21/10/18 – 22/10/18
We nursed a mild hangover on Sunday morning, relaxing in the Lagbruguiere aire until Paul felt fit to drive. We needed to make our way back to the Pyrenees, this time to the Pyrenees-Orientales, the easiest route would be following the Aude river south, but only a week previously there had been severe flooding along the Aude and we weren’t sure whether the roads were back open again. A bit of online research didn’t help us so we stuck with our original plan, hoping that any diversions would be clearly marked.
One of the things I find difficult to get my head around is the fact that the Aude river flows south to north. For someone who has mostly lived in the south of the UK this feels unnatural. As it drops out of the Pyrenees it carves gorges and gathers tributary mountain streams to contribute to it’s power. Just north of Carcassonne it bends east towards Narbonne, it’s Mediterranean destination.
So we drove southwards with Carcassonne our destination. We stopped for lunch at Lac des Montagnes, a very attractive spot high in the hills. There was motorhome parking here and we were severely tempted to stop for the rest of the day, but after a walk around the lake we decided to move onwards.
It was at Cuxac-Cabardes that we encountered diversion signs, sending us westwards off of the main road and via the very attractive village of Montolieu. Unfortunately I was too busy worrying about the signage to take pictures and enjoy more of this ‘Village of Books’, there were 3.5 tonne limits, one-way systems, narrow roads and bridges that made us slightly stressed as we tried to navigate our way through without ending up in some cobbled back street. We breathed a sigh of relief as we escaped out of the village, having ignored a 3.5 tonne limit in order to stay on the main thoroughfare.

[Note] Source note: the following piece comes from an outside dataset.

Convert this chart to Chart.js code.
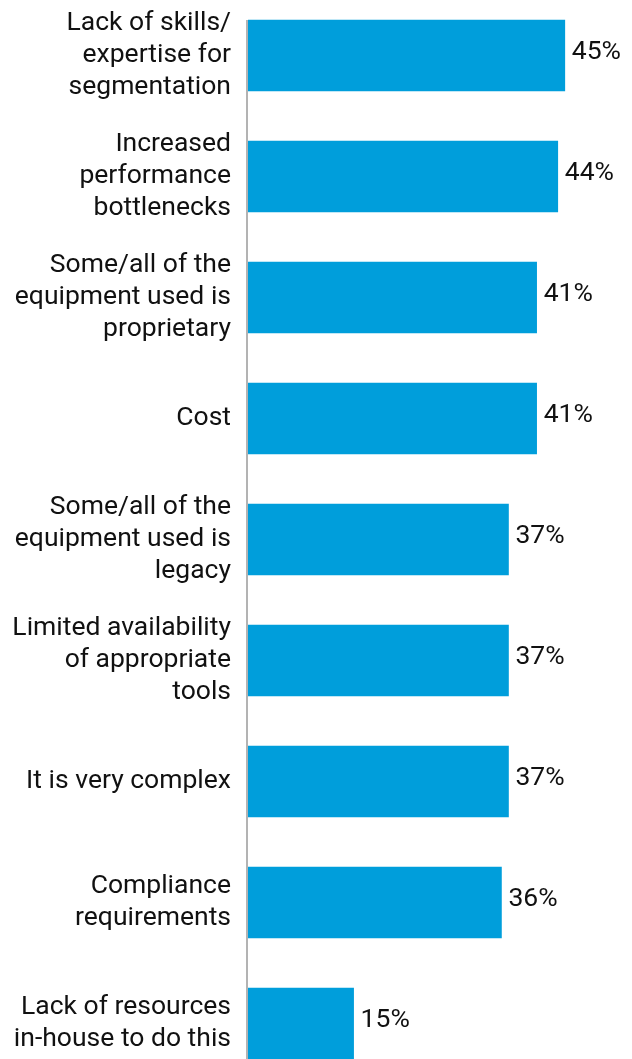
<!DOCTYPE html>
<html>
<head>
<meta charset="utf-8">
<script src="https://cdn.jsdelivr.net/npm/chart.js@4"></script>
<style>
  html, body { margin: 0; padding: 0; background: #fff; overflow: hidden; }
  #wrap { position: absolute; left: 0; top: -5px; width: 632px; height: 1089px; }
</style>
</head>
<body>
<div id="wrap"><canvas id="grafico"></canvas></div>
<script>
const categorias = [
  ['Lack of skills/', 'expertise for', 'segmentation'],
  ['Increased', 'performance', 'bottlenecks'],
  ['Some/all of the', 'equipment used is', 'proprietary'],
  ['Cost'],
  ['Some/all of the', 'equipment used is', 'legacy'],
  ['Limited availability', 'of appropriate', 'tools'],
  ['It is very complex'],
  ['Compliance', 'requirements'],
  ['Lack of resources', 'in-house to do this']
];
const valores = [45, 44, 41, 41, 37, 37, 37, 36, 15];

// eixo vertical cinza a partir do topo da primeira barra
const linhaEixo = {
  id: 'linhaEixo',
  afterDatasetsDraw(chart) {
    const ctx = chart.ctx;
    const barra = chart.getDatasetMeta(0).data[0];
    const x = chart.scales.x.getPixelForValue(0);
    ctx.save();
    ctx.strokeStyle = '#b3b3b3';
    ctx.lineWidth = 2;
    ctx.beginPath();
    ctx.moveTo(x - 1, barra.y - barra.height / 2);
    ctx.lineTo(x - 1, chart.chartArea.bottom);
    ctx.stroke();
    ctx.restore();
  }
};

// rótulos de valor à direita das barras
const rotulos = {
  id: 'rotulos',
  afterDatasetsDraw(chart) {
    const ctx = chart.ctx;
    ctx.save();
    ctx.font = '26.5px Roboto';
    ctx.fillStyle = '#111';
    ctx.textAlign = 'left';
    ctx.textBaseline = 'middle';
    chart.getDatasetMeta(0).data.forEach((barra, i) => {
      ctx.fillText(valores[i] + '%', barra.x + 7, barra.y - 3);
    });
    ctx.restore();
  }
};

new Chart(document.getElementById('grafico'), {
  type: 'bar',
  data: {
    labels: categorias,
    datasets: [{
      data: valores,
      backgroundColor: '#009edb',
      barThickness: 71
    }]
  },
  options: {
    indexAxis: 'y',
    responsive: true,
    maintainAspectRatio: false,
    animation: false,
    layout: { padding: { left: 0, right: 32, top: 0, bottom: 0 } },
    plugins: { legend: { display: false }, tooltip: { enabled: false } },
    scales: {
      x: {
        display: false,
        min: 0,
        max: 50
      },
      y: {
        grid: { display: false },
        border: { display: false },
        afterFit(scale) {
          scale.width = 248;
          scale.paddingTop = 0;
          scale.paddingBottom = 0;
        },
        ticks: {
          color: '#111',
          padding: 9,
          font: { family: 'Roboto', size: 26.5, lineHeight: 1.2 }
        }
      }
    }
  },
  plugins: [linhaEixo, rotulos]
});
</script>
</body>
</html>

We later realised that the reason for the diversion was the badly flooded village of Villegailhenc where sadly people had been killed by the highest floods since 1891.
We approached Carcassonne intending to use the aire outside the municipal campsite, but I had read a recent review that it had been closed due to the flooding, and as we approached it we could see it was barriered and taped off. It looked unaffected by the flooding but I could understand the caution as it is on level ground near the river. We drove around the southern part of Carcassonne a couple of times looking for an alternative parking spot, but on-street parking doesn’t appeal to us so we ended up driving slightly out of the city to the Lac de Cavayère where there is parking (no services) near the lake and park. We had another little leg stretching walk and then settled down for a blessedly alcohol free evening.
If we both had working bikes we could have cycled a long the cycle track from here back to Carcassonne, but Paul’s bike was still out of action. So the following morning we decided to drive to the bus and motorhome parking on the outskirts of the medieval city of Carcassonne. You can park overnight for free (between 10pm and 8am) but at other times you have to pay, the first half hour is free, but then the price goes up in 30 minute increments. You take a ticket on entry and then pay before you leave at a machine that takes credit cards as well as cash. I can see why they charge for parking as entry to the city is necessarily free, so this is their way to recoup the cost of maintenance of the ancient and heavily visited city.
We walked around the city, first of all taking the route between the two sets of city walls, an area known as ‘le lices’ where medieval knights would have trained. Parts of this area were blocked off, so we moved into the centre of the ‘cité’ where tourism abounds; restaurants, hotels and gift shops make up the majority of the buildings here. I wonder if anyone actually lives in the cité. We popped into the basilica to listen to the beautiful choral music that was being performed (‘you can buy a CD as you leave’) and generally wondered at the many towers and turrets of the citadel. It’s amazing to think that this city was once so derelict that it was recommended to be demolished. It’s now so perfectly restored that it feels almost sterile and Disney-esque.
However as we wandered around we found evidence that all was not well, the recent massive amount of rainfall had caused the collapse of a couple of small walls inside the cite, and had badly eroded some of the gravel paths through le lices and out to the town below. As we walked around the outside of the city, taking in views of the walls from below, we could see that parts of the mound that supports the city had been washed away. Workmen were busy shoring things up and making good. This is where our parking fees go.